Note: Sapa is in the far north and isn’t part of the U30X Vietnam itinerary, so this is one to add on independently before or after a trip.
The sleeper train, and things to do in Hanoi

After Sapa, I took the sleeper train back toward Hanoi, and it turned out to be one of the most memorable parts of the trip: a small cabin, snacks organized, stations passing in the dark, and waking up to changing views. As travel days go, it barely felt like one.
Hanoi itself is loud, fast, and brilliant. I kept my days deliberately slow: the Old Quarter, busy street markets, cafés on every corner, and far more shopping than planned. One unexpected favorite was a steak night after days of local food. Nobody planned it, but it ended up being one of the best meals of the whole trip.
Things to do in Hanoi: explore the Old Quarter on foot, see the Temple of Literature (Vietnam’s first national university), walk around Hoan Kiem Lake, take a street food tour, and try bia hoi, the fresh draft beer poured on street corners.
Getting around: the Old Quarter is walkable; use Grab for anything further.
For solo travelers: Hanoi is busy, and the traffic is chaotic, but it’s very doable alone. A guided street food walk is one of the easiest ways to meet other travelers on your first night.
Is Vietnam safe for solo travelers, including women?
Short answer: yes. Vietnam is widely considered one of the safer countries in Southeast Asia for solo and female travelers.
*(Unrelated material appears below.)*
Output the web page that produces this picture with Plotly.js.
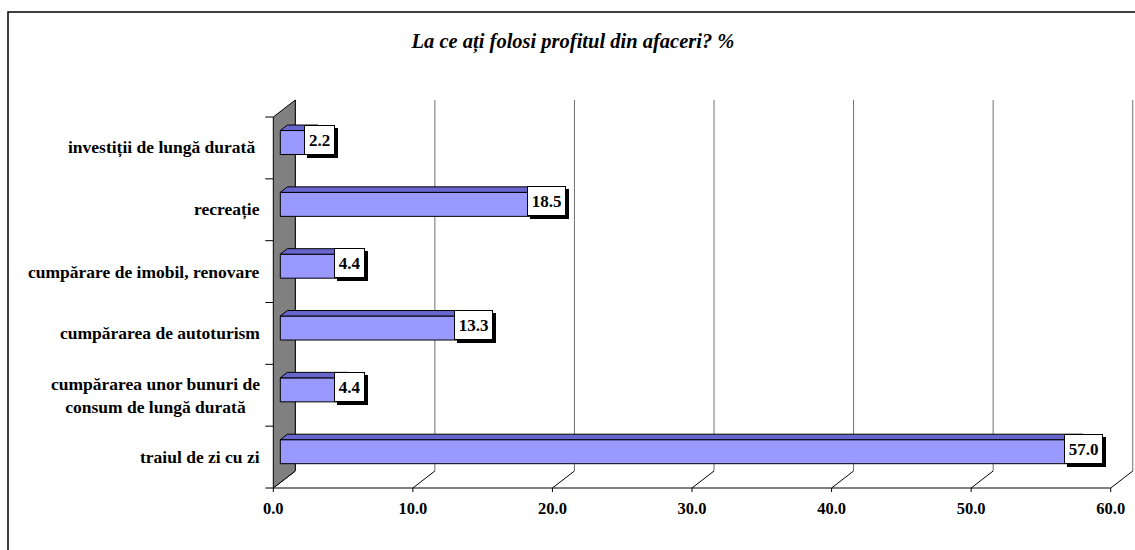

Violent crime against tourists is rare; the things to actually watch for are petty: bag snatching from passing motorbikes, overpriced taxis (use the Grab app), and the traffic, which is the real hazard. Standard precautions go a long way. Keep your bag on the inside of the sidewalk, agree prices before you ride, and trust your gut at night.
For most solo travelers, the real challenge isn’t safety. It’s not having anyone to share the experience with. That’s worth thinking about before you book.
Should you do Vietnam solo or with a group?
You can absolutely piece this trip together yourself. I did. But if what draws you to Vietnam is the people, the food, and the slow evenings, doing it with a ready made group changes things. It’s what Under30Experiences’ 9 day Vietnam trip is built for: small groups of travelers in their 20s and 30s, a local Trip Leader handling the logistics, and the parts that are genuinely better with people. the Hanoi street food tour, a home cooked meal with a local family in Ninh Binh, the overnight train to Hue, and a guided walk through Hoi An’s Ancient Town. It covers two of my favorite stops on this list (Hanoi and Hoi An) plus regions I didn’t get to, like Ninh Binh and Hue.
If you want Vietnam without the planning, and without eating dinner alone, that’s the easiest way in. See the full Vietnam itinerary and dates →
Nine days in Vietnam go fast. I was already talking about coming back before the trip was over.
Frequently asked questions about visiting Vietnam
How many days do you need in Vietnam?
Nine days are enough for a solid first trip across two or three regions without rushing, long enough to slow down in places like Hoi An and still see the mountains or the countryside. Two weeks lets you add the far north or the south.
What is the best time to visit Vietnam?
March and April offer the most reliable weather countrywide. The north is also great in autumn (September–November), and central Vietnam is at its driest from February to May.
What are the best things to do in Vietnam?
A lantern boat ride in Hoi An’s Ancient Town, a street food tour in Hanoi’s Old Quarter, trekking the rice terraces in Sapa, riding the cable car to the Golden Bridge at Ba Na Hills, and a home cooked meal with a local family in the countryside.
Is Vietnam safe for solo female travelers?
Yes. Vietnam is widely considered one of the safer countries in Southeast Asia for solo and female travelers. Petty theft and traffic are the main things to watch; violent crime against tourists is rare.
Is Vietnam good for solo travelers?
Very. It’s affordable, friendly, and easy to get around, and the traveler scene makes it simple to meet people. Especially on a small group trip where the introductions are already built in.